### YOUR GOAL:
From the records below, copy every line that contains the word "this".
━━━━━━━━━━━━━━━━
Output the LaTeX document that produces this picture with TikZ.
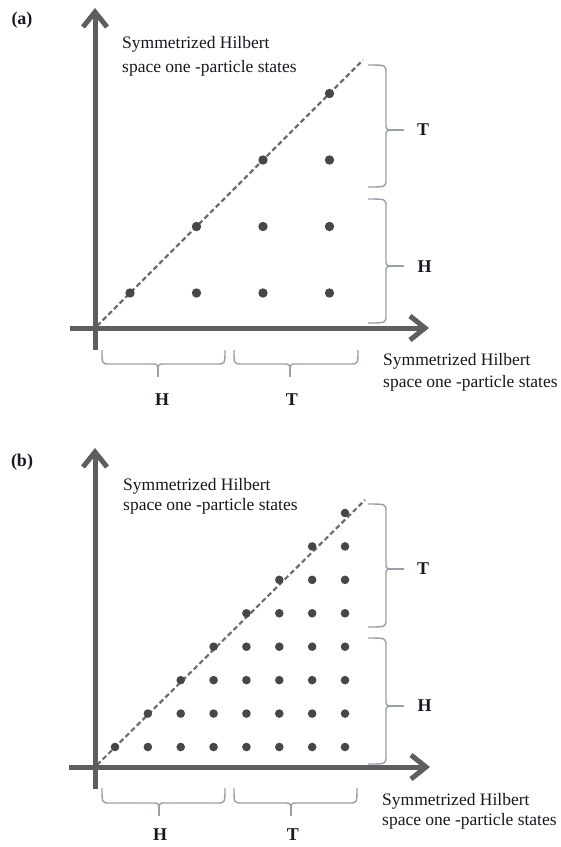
\documentclass[tikz,border=0pt]{standalone}
\usepackage{fontspec}
\setmainfont{Liberation Serif}
\usetikzlibrary{arrows.meta}
\definecolor{axisgray}{HTML}{5E5E62}
\definecolor{dotgray}{HTML}{47474B}
\definecolor{dashgray}{HTML}{6E6E70}
\definecolor{bracegray}{HTML}{99A0A8}
\definecolor{txt}{HTML}{181822}
\tikzset{
  axis/.style={draw=axisgray, line width=5pt, -{Straight Barb[length=15pt,width=24pt]}},
  diag/.style={draw=dashgray, line width=2.2pt, dash pattern=on 5pt off 3pt},
  dot/.style={fill=dotgray},
  bracestyle/.style={draw=bracegray, line width=1.4pt},
  lab/.style={text=txt, inner sep=0pt, font=\fontsize{17.5}{20}\selectfont},
  blab/.style={text=txt, inner sep=0pt, font=\fontsize{18}{20}\selectfont\bfseries},
}
\newcommand{\RightBraceAt}[5]{%
  \draw[bracestyle] (#1,#3) .. controls (#2,#3) .. (#2,#3+8) -- (#2,#4-6) .. controls (#2,#4-1) .. (#2+4,#4) .. controls (#2,#4+1) .. (#2,#4+6) -- (#2,#5-8) .. controls (#2,#5) .. (#1,#5);
  \draw[bracestyle] (#2+4,#4) -- (#2+18,#4);}
\newcommand{\BottomBraceAt}[5]{%
  \draw[bracestyle] (#3,#1) .. controls (#3,#2) .. (#3+8,#2) -- (#4-6,#2) .. controls (#4-1,#2) .. (#4,#2+4) .. controls (#4+1,#2) .. (#4+6,#2) -- (#5-8,#2) .. controls (#5,#2) .. (#5,#1);
  \draw[bracestyle] (#4,#2+4) -- (#4,#2+13);}
\begin{document}
\begin{tikzpicture}[x=1pt,y=-1pt]
\useasboundingbox (0,0) rectangle (561,847);
% ---------------- panel (a)
\node[blab] (la) at (22,20) {(a)};
\coordinate (adiag) at (363,60);
\draw[diag] (97,326) -- (adiag);
\coordinate (ayt) at (95,8);
\coordinate (axt) at (429,328);
\coordinate (ayb) at (95,350);
\coordinate (axb) at (70,328);
\draw[axis] (ayb) -- (ayt);
\draw[axis] (axb) -- (axt);
\foreach \i in {0,...,3}{
  \foreach \j in {0,...,\i}{
    \fill[dot] ({130+66.5*\i},{293-66.5*\j}) circle (4.7pt);
  }
}
\node[lab, anchor=base west] (ay1) at (122,48) {Symmetrized Hilbert};
\node[lab, anchor=base west] (ay2) at (122,72) {space one -particle states};
\node[lab, anchor=base west] (ax1) at (383,365) {Symmetrized Hilbert};
\node[lab, anchor=base west] (ax2) at (383,387) {space one -particle states};
\RightBraceAt{368}{386}{65}{130}{187}
\RightBraceAt{368}{386}{199}{266}{323}
\node[blab] (aT) at (423,130) {T};
\node[blab] (aH) at (424.5,267) {H};
\BottomBraceAt{350}{364}{102}{158}{225}
\BottomBraceAt{350}{364}{234}{290}{358}
\node[blab] (aH2) at (162,400) {H};
\node[blab] (aT2) at (292,400) {T};
% ---------------- panel (b)
\node[blab] (lb) at (22,462) {(b)};
\coordinate (bdiag) at (365,500);
\draw[diag] (97,765) -- (bdiag);
\coordinate (byt) at (95,448);
\coordinate (bxt) at (430,767);
\coordinate (byb) at (95,789);
\coordinate (bxb) at (69,767);
\draw[axis] (byb) -- (byt);
\draw[axis] (bxb) -- (bxt);
\foreach \i in {0,...,7}{
  \foreach \j in {0,...,\i}{
    \fill[dot] ({115+32.86*\i},{747-33.43*\j}) circle (4.3pt);
  }
}
\node[lab, anchor=base west] (by1) at (123,490) {Symmetrized Hilbert};
\node[lab, anchor=base west] (by2) at (123,510) {space one -particle states};
\node[lab, anchor=base west] (bx1) at (382,805) {Symmetrized Hilbert};
\node[lab, anchor=base west] (bx2) at (382,825) {space one -particle states};
\RightBraceAt{368}{386}{504}{569}{627}
\RightBraceAt{368}{386}{638}{706}{764}
\node[blab] (bT) at (423,568.5) {T};
\node[blab] (bH) at (424.5,706) {H};
\BottomBraceAt{788}{803}{102}{159}{225}
\BottomBraceAt{788}{803}{234}{291}{357}
\node[blab] (bH2) at (160,835) {H};
\node[blab] (bT2) at (293,835) {T};
\end{tikzpicture}
\end{document}
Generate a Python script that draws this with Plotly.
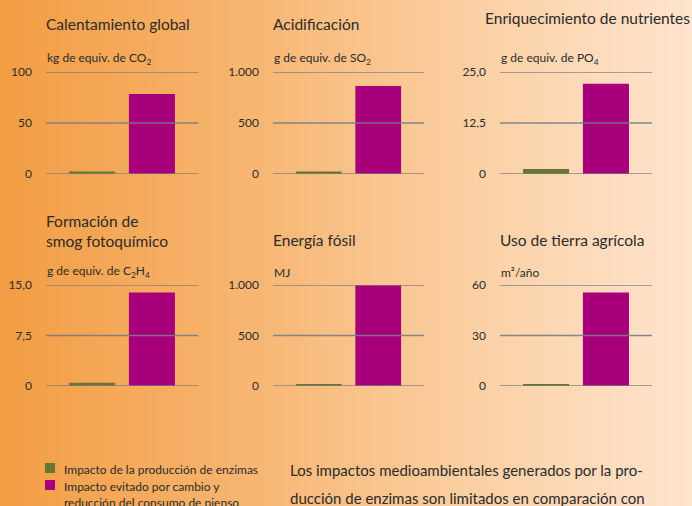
import base64
import struct
import zlib

import plotly.graph_objects as go

# data
titles = [
    "Calentamiento global", "Acidificación", "Enriquecimiento de nutrientes",
    "Formación de<br>smog fotoquímico", "Energía fósil", "Uso de tierra agrícola",
]
units = [
    "kg de equiv. de CO<sub>2</sub>", "g de equiv. de SO<sub>2</sub>",
    "g de equiv. de PO<sub>4</sub>", "g de equiv. de C<sub>2</sub>H<sub>4</sub>",
    "MJ", "m²/año",
]
produccion = [2.5, 25, 1.2, 0.5, 20, 1.0]
evitado = [78.5, 863, 22.1, 13.9, 1000, 55.5]
y_max = [100, 1000, 25, 15, 1000, 60]
tick_vals = [[0, 50, 100], [0, 500, 1000], [0, 12.5, 25], [0, 7.5, 15], [0, 500, 1000], [0, 30, 60]]
tick_text = [["0", "50", "100"], ["0", "500", "1.000"], ["0", "12,5", "25,0"],
             ["0", "7,5", "15,0"], ["0", "500", "1.000"], ["0", "30", "60"]]
series_names = ["Impacto de la producción de enzimas",
                "Impacto evitado por cambio y<br>reducción del consumo de pienso"]
paragraph = ["Los impactos medioambientales generados por la pro-",
             "ducción de enzimas son limitados en comparación con"]

GREEN = "#6b7533"
MAGENTA = "#a8007a"
GRID = "rgba(118,124,136,0.9)"
TEXT = "#2b2b2b"
FONT = "Lato"
W, H = 692, 506


def gradient_png(stops, width=256, height=2):
    """Horizontal gradient as a tiny PNG data uri."""
    row = bytearray([0])
    for i in range(width):
        t = i / (width - 1)
        for (t0, c0), (t1, c1) in zip(stops[:-1], stops[1:]):
            if t0 <= t <= t1:
                f = (t - t0) / (t1 - t0)
                row += bytes(int(round(a + (b - a) * f)) for a, b in zip(c0, c1))
                break
    raw = bytes(row) * height

    def chunk(tag, data):
        return struct.pack(">I", len(data)) + tag + data + struct.pack(">I", zlib.crc32(tag + data) & 0xffffffff)

    png = b"\x89PNG\r\n\x1a\n"
    png += chunk(b"IHDR", struct.pack(">IIBBBBB", width, height, 8, 2, 0, 0, 0))
    png += chunk(b"IDAT", zlib.compress(raw))
    png += chunk(b"IEND", b"")
    return "data:image/png;base64," + base64.b64encode(png).decode()


bg = gradient_png([(0.0, (243, 157, 68)), (0.35, (247, 181, 112)),
                   (0.66, (251, 206, 160)), (1.0, (254, 228, 206))])

col_px = [(46, 198), (273, 424), (500, 652)]
row_px = [(72, 174), (285, 386)]

fig = go.Figure()
shapes, annotations = [], []

for i in range(6):
    r, c = divmod(i, 3)
    n = "" if i == 0 else str(i + 1)
    x0, x1 = col_px[c]
    y0, y1 = row_px[r]
    fig.add_trace(go.Bar(
        x=[0], y=[produccion[i]], width=0.77, marker=dict(color=GREEN, line_width=0),
        name=series_names[0], showlegend=False,
        xaxis="x" + n, yaxis="y" + n, hoverinfo="skip",
    ))
    fig.add_trace(go.Bar(
        x=[1], y=[evitado[i]], width=0.77, marker=dict(color=MAGENTA, line_width=0),
        name=series_names[1], showlegend=False,
        xaxis="x" + n, yaxis="y" + n, hoverinfo="skip",
    ))
    fig.layout["xaxis" + n] = dict(
        domain=[x0 / W, x1 / W], range=[-0.77, 1.77], visible=False, fixedrange=True,
        anchor="y" + n,
    )
    fig.layout["yaxis" + n] = dict(
        domain=[1 - y1 / H, 1 - y0 / H], range=[0, y_max[i]], anchor="x" + n,
        tickvals=tick_vals[i], ticktext=tick_text[i], showgrid=False, zeroline=False,
        showline=False, ticks="", ticklabelstandoff=13, automargin=False,
        tickfont=dict(family=FONT, size=12, color=TEXT), fixedrange=True,
    )
    for v in tick_vals[i]:
        shapes.append(dict(
            type="line", xref="x" + n + " domain", yref="y" + n, x0=0, x1=1, y0=v, y1=v,
            line=dict(color=GRID, width=1.5), layer="above",
        ))
    annotations.append(dict(
        text=units[i], xref="x" + n + " domain", yref="y" + n + " domain", x=0, y=1,
        xanchor="left", yanchor="bottom", yshift=3, xshift=-1, showarrow=False,
        font=dict(family=FONT, size=12, color=TEXT),
    ))
    # panel title
    if i == 2:
        tx, ty = 485, 18
    elif i == 3:
        tx, ty = x0, 231
    else:
        tx, ty = x0, 24 if r == 0 else 240
    annotations.append(dict(
        text=titles[i], xref="paper", yref="paper", x=tx / W, y=1 - ty / H,
        xanchor="left", yanchor="middle", align="left", showarrow=False, xshift=-2,
        font=dict(family=FONT, size=15.5, color=TEXT),
    ))

# legend drawn by hand so the swatches sit like the printed key
for k, (name, color) in enumerate(zip(series_names, [GREEN, MAGENTA])):
    yc = 468 + 17 * k
    shapes.append(dict(
        type="rect", xref="paper", yref="paper", x0=45 / W, x1=55 / W,
        y0=1 - (yc + 5) / H, y1=1 - (yc - 5) / H, fillcolor=color, line_width=0,
    ))
    annotations.append(dict(
        text=name, xref="paper", yref="paper", x=62 / W, y=1 - (yc - 8) / H,
        xanchor="left", yanchor="top", align="left", showarrow=False,
        font=dict(family=FONT, size=12, color=TEXT),
    ))

for k, line in enumerate(paragraph):
    annotations.append(dict(
        text=line, xref="paper", yref="paper", x=288 / W, y=1 - (470 + 28 * k) / H,
        xanchor="left", yanchor="middle", showarrow=False,
        font=dict(family=FONT, size=15, color=TEXT),
    ))

fig.update_layout(
    width=W, height=H,
    margin=dict(l=0, r=0, t=0, b=0, pad=0, autoexpand=False),
    paper_bgcolor="#f8bd80",
    plot_bgcolor="rgba(0,0,0,0)",
    images=[dict(source=bg, xref="paper", yref="paper", x=0, y=1, sizex=1, sizey=1,
                 xanchor="left", yanchor="top", sizing="stretch", layer="below")],
    shapes=shapes,
    annotations=annotations,
    showlegend=False,
    barmode="overlay",
)

fig.write_html(
    "out.html",
    config={"displayModeBar": False},
    post_script="document.body.style.margin='0';",
)
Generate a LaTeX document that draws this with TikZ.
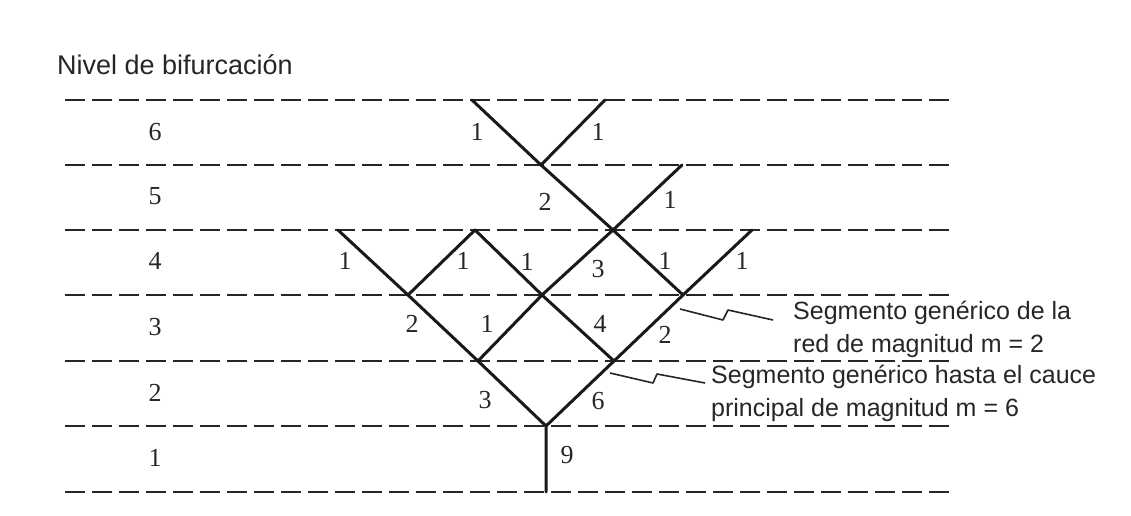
\documentclass[tikz,border=0pt]{standalone}
\usepackage{fontspec}
\setmainfont{Liberation Serif}
\newfontfamily\arialfont{Liberation Sans}
\begin{document}
\begin{tikzpicture}[x=1pt,y=-1pt,
    nivel/.style={line width=2.4pt,black!85,dash pattern=on 20pt off 7pt},
    cauce/.style={line width=3pt,line cap=round,line join=round,black!90},
    orden/.style={font=\fontsize{26}{30}\selectfont,inner sep=0pt,black!85},
    nota/.style={font=\arialfont\fontsize{25}{33}\selectfont,align=left,anchor=west,inner sep=0pt,black!85},
    rayo/.style={line width=1.6pt,line join=round,black!85}]
    \useasboundingbox (0,0) rectangle (1131,516);
    % titulo
    \node[font=\arialfont\fontsize{27}{30}\selectfont,anchor=base west,inner sep=0pt,black!85] (titulo) at (57,75) {Nivel de bifurcación};
    % lineas de nivel
    \foreach \y in {100,165,230,295,361,426,492}
      \draw[nivel] (65,\y) -- (953,\y);
    % numero de nivel
    \foreach \n/\y in {6/132,5/196,4/261,3/327,2/393,1/458}
      \node[orden] (nivel\n) at (155,\y) {\n};
    % fuentes y nudos
    \coordinate (f6a) at (472,100);
    \coordinate (f6b) at (605,100);
    \coordinate (n5) at (541,165);
    \coordinate (f5) at (682,165);
    \coordinate (f4a) at (338,230);
    \coordinate (f4b) at (475,230);
    \coordinate (n4) at (613,230);
    \coordinate (f4c) at (752,230);
    \coordinate (n3a) at (408,295);
    \coordinate (n3b) at (542,295);
    \coordinate (n3c) at (683,295);
    \coordinate (n2a) at (478,361);
    \coordinate (n2b) at (614,361);
    \coordinate (n1) at (546,426);
    \coordinate (salida) at (546,492);
    % red
    \draw[cauce] (f6a) -- (n5);
    \draw[cauce] (f6b) -- (n5);
    \draw[cauce] (n5) -- (n4) -- (n3c);
    \draw[cauce] (f5) -- (n4);
    \draw[cauce] (f4a) -- (n3a);
    \draw[cauce] (f4b) -- (n3a);
    \draw[cauce] (f4b) -- (n3b) -- (n2b);
    \draw[cauce] (n4) -- (n3b) -- (n2a);
    \draw[cauce] (f4c) -- (n3c) -- (n2b);
    \draw[cauce] (n3a) -- (n2a) -- (n1);
    \draw[cauce] (n2b) -- (n1) -- (salida);
    % magnitudes
    \node[orden] (m6a) at (477,132) {1};
    \node[orden] (m6b) at (598,132) {1};
    \node[orden] (m5a) at (545,202) {2};
    \node[orden] (m5b) at (670,200) {1};
    \node[orden] (m4a) at (345,261) {1};
    \node[orden] (m4b) at (463,261) {1};
    \node[orden] (m4c) at (527,262) {1};
    \node[orden] (m4d) at (598,269) {3};
    \node[orden] (m4e) at (665,261) {1};
    \node[orden] (m4f) at (742,261) {1};
    \node[orden] (m3a) at (412,324) {2};
    \node[orden] (m3b) at (487,324) {1};
    \node[orden] (m3c) at (600,324) {4};
    \node[orden] (m3d) at (665,335) {2};
    \node[orden] (m2a) at (485,400) {3};
    \node[orden] (m2b) at (598,401) {6};
    \node[orden] (m1) at (567,455) {9};
    % notas
    \node[nota] (nota1) at (793,329) {Segmento genérico de la\\red de magnitud m = 2};
    \node[nota] (nota2) at (711,393) {Segmento genérico hasta el cauce\\principal de magnitud m = 6};
    \coordinate (r1a) at (680,309);
    \coordinate (r1b) at (773,320);
    \coordinate (r2a) at (610,373);
    \coordinate (r2b) at (705,383);
    \draw[rayo] (r1a) -- (723,320) -- (728,310) -- (r1b);
    \draw[rayo] (r2a) -- (653,383) -- (657,374) -- (r2b);
\end{tikzpicture}
\end{document}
━━━━━━━━━━━━━━━━
### EXERCISE OUTPUT:
Output the LaTeX document that produces this picture with TikZ.
Generate a Python script that draws this with Plotly.
Generate a LaTeX document that draws this with TikZ.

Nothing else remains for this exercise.